**GOAL**
Spot each line in the records below where the word "diagram" occurs, then copy it.

**SUPPLIED DATA**
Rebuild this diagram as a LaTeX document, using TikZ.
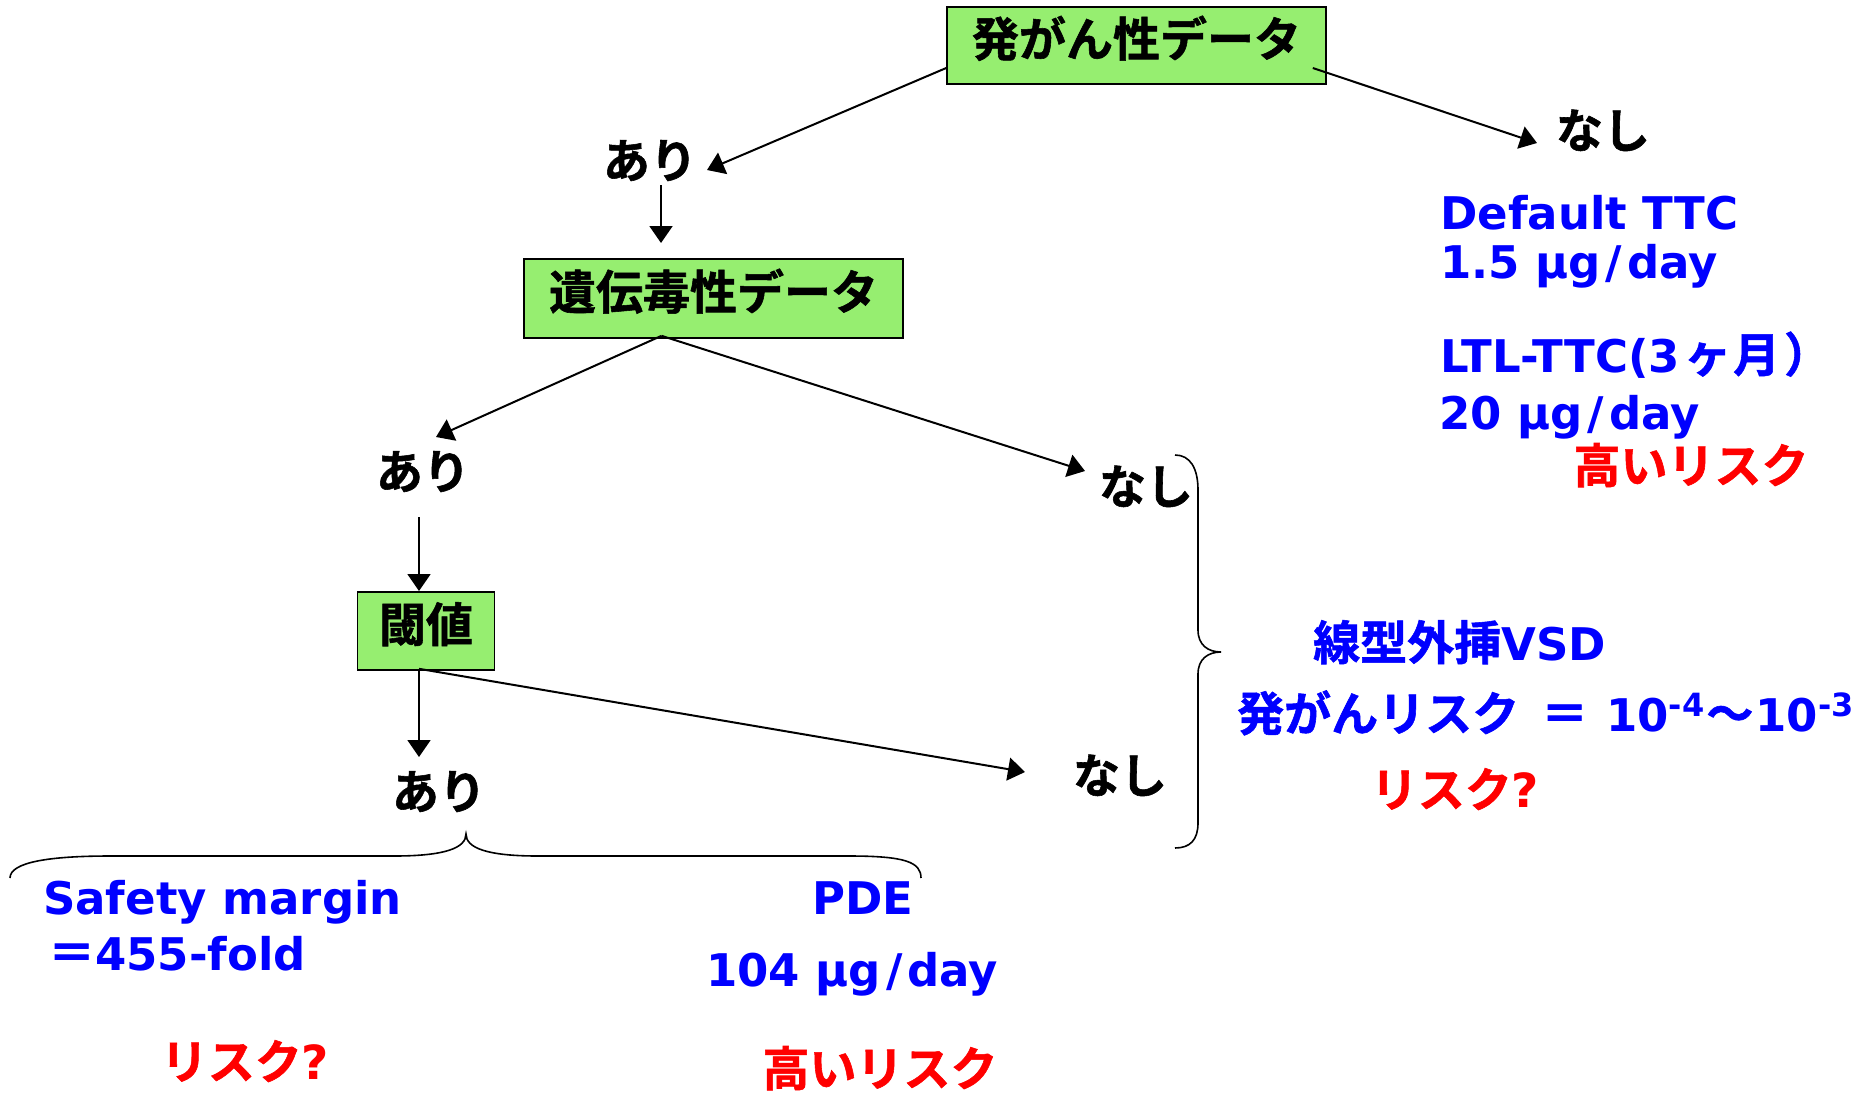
\documentclass[tikz,border=0pt]{standalone}
\usepackage{fontspec}
\setmainfont{DejaVu Sans}
\newfontfamily\jpf{Noto Sans CJK JP}[BoldFont={Noto Sans CJK JP Bold}, BoldFeatures={FakeBold=1.2}]
\usetikzlibrary{arrows.meta}
\definecolor{boxgreen}{RGB}{150,238,112}
\definecolor{tblue}{RGB}{0,0,255}
\definecolor{tred}{RGB}{255,0,0}
\newcommand\supx[1]{\raisebox{15pt}{\fontsize{32}{34}\selectfont #1}}
\newcommand\jb{\jpf\bfseries\fontsize{47}{56}\selectfont}
\newcommand\slx{\kern5pt/\kern5pt}
\begin{document}
\begin{tikzpicture}[x=1pt,y=-1pt,
  jp/.style={font={\jpf\bfseries\fontsize{47}{56}\selectfont}, inner sep=0pt, text height=36pt, text depth=2pt},
  en/.style={font={\bfseries\fontsize{45}{54}\selectfont}, inner sep=0pt, anchor=base west, text=tblue},
  gbox/.style={draw, line width=1.6pt, fill=boxgreen, inner sep=0pt, text height=30pt, text depth=8pt,
    font={\jpf\bfseries\fontsize{47}{56}\selectfont}},
  arr/.style={line width=2pt, -{Triangle[length=17pt,width=23pt]}},
  bracestyle/.style={line width=1.6pt}]
\useasboundingbox (0,0) rectangle (1868,1093);
\fill[white] (0,0) rectangle (1868,1093);

% boxes
\node[gbox, minimum width=379pt, minimum height=77pt] (b1) at (1136.5,45.5) {発がん性データ};
\node[gbox, minimum width=379pt, minimum height=79pt] (b2) at (713.5,298.5) {遺伝毒性データ};
\node[gbox, minimum width=137pt, minimum height=78pt] (b3) at (426,631) {閾値};

% black labels
\node[jp] (n1) at (1603,131) {なし};
\node[jp] (a1) at (650,161) {あり};
\node[jp] (a2) at (423,472) {あり};
\node[jp] (n2) at (1146,487) {なし};
\node[jp] (a3) at (439,792) {あり};
\node[jp] (n3) at (1120,776) {なし};

% connector end points
\coordinate (t1) at (707,170);
\coordinate (t2) at (1537,143);
\coordinate (s3) at (661,185);
\coordinate (t3) at (661,243);
\coordinate (t4) at (436,437);
\coordinate (t5) at (1085,471);
\coordinate (s6) at (419,517);
\coordinate (t6) at (419,591);
\coordinate (t7) at (419,757);
\coordinate (t8) at (1025,772);

\draw[arr] ([yshift=-22.5pt]b1.west) -- (t1);
\draw[arr] ([xshift=-14pt,yshift=-22.5pt]b1.east) -- (t2);
\draw[arr] (s3) -- (t3);
\draw[arr] ([xshift=-52pt,yshift=3pt]b2.south) -- (t4);
\draw[arr] ([xshift=-52pt,yshift=3pt]b2.south) -- (t5);
\draw[arr] (s6) -- (t6);
\draw[arr] ([xshift=-7pt,yshift=2pt]b3.south) -- (t7);
\draw[arr] ([xshift=-7pt,yshift=2pt]b3.south) -- (t8);

% braces
\draw[bracestyle] (1175,455) .. controls (1190,455) and (1198,468) .. (1198,490)
  -- (1198,630) .. controls (1198,645) and (1208,652) .. (1221,652)
  .. controls (1208,652) and (1198,659) .. (1198,674)
  -- (1198,823) .. controls (1198,840) and (1190,848) .. (1175,848);
\draw[bracestyle] (10,878) .. controls (10,862) and (50,856) .. (110,856)
  -- (394,856) .. controls (445,856) and (466,848) .. (466,834)
  .. controls (466,848) and (487,856) .. (538,856)
  -- (849,856) .. controls (905,856) and (921,862) .. (921,878);

% blue texts
\node[en] (d1) at (1440,229) {Default TTC};
\node[en] (d2) at (1440,278) {1.5 µg\slx day};
\node[en] (d3) at (1440,372) {LTL-TTC(3\kern4pt{\jb ヶ\kern2pt 月\kern4pt ）}};
\node[en] (d4) at (1439,429) {20 µg\slx day};
\node[en] (v1) at (1313,660) {{\jb 線型外挿}VSD};
\node[en] (v2) at (1237,731) {{\jb 発がんリスク}\hspace{22pt}{\jb ＝}\hspace{18pt}10\supx{-4}\kern2pt{\jb ～}\kern2pt 10\supx{-3}};
\node[en] (s1) at (43,914) {Safety margin};
\node[en] (s2) at (48,970) {{\jb ＝}455-fold};
\node[en] (p1) at (812,914) {PDE};
\node[en] (p2) at (706,986) {104 µg\slx day};

% red texts
\node[jp, text=tred] (r1) at (1691,466) {高いリスク};
\node[jp, text=tred] (r2) at (1455,790) {リスク{\rmfamily\bfseries ?}};
\node[jp, text=tred] (r3) at (245,1062) {リスク{\rmfamily\bfseries ?}};
\node[jp, text=tred] (r4) at (880,1069) {高いリスク};
\end{tikzpicture}
\end{document}
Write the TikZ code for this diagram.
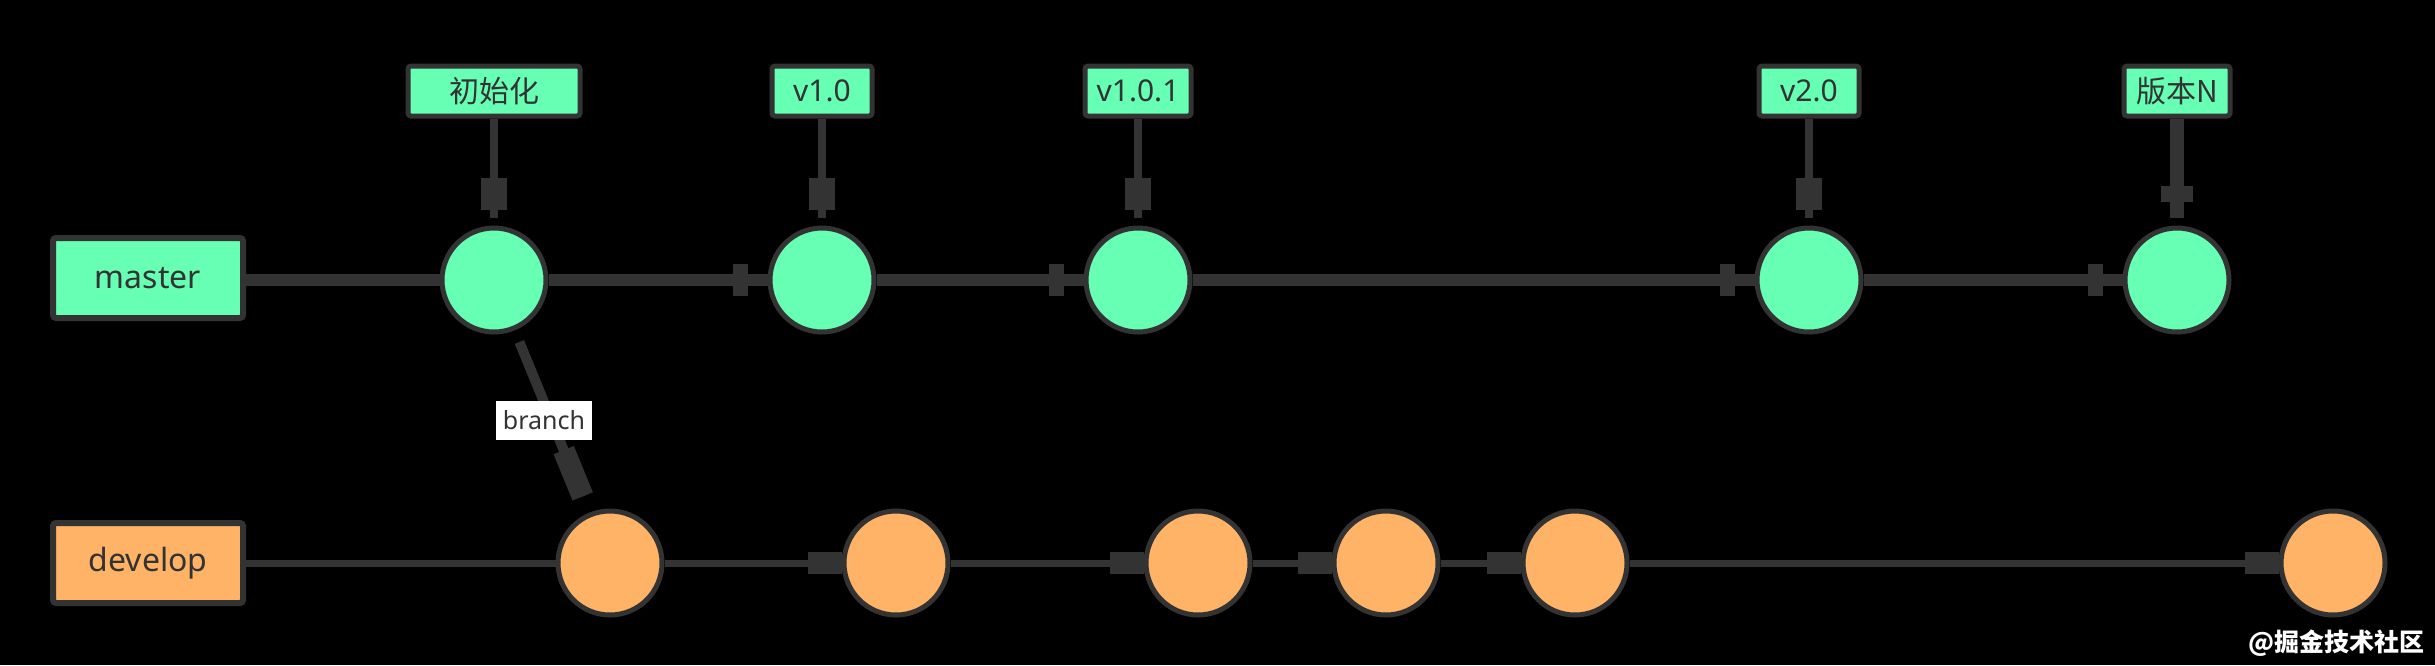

**SOLUTION TO THIS TASK**
Rebuild this diagram as a LaTeX document, using TikZ.
Write the TikZ code for this diagram.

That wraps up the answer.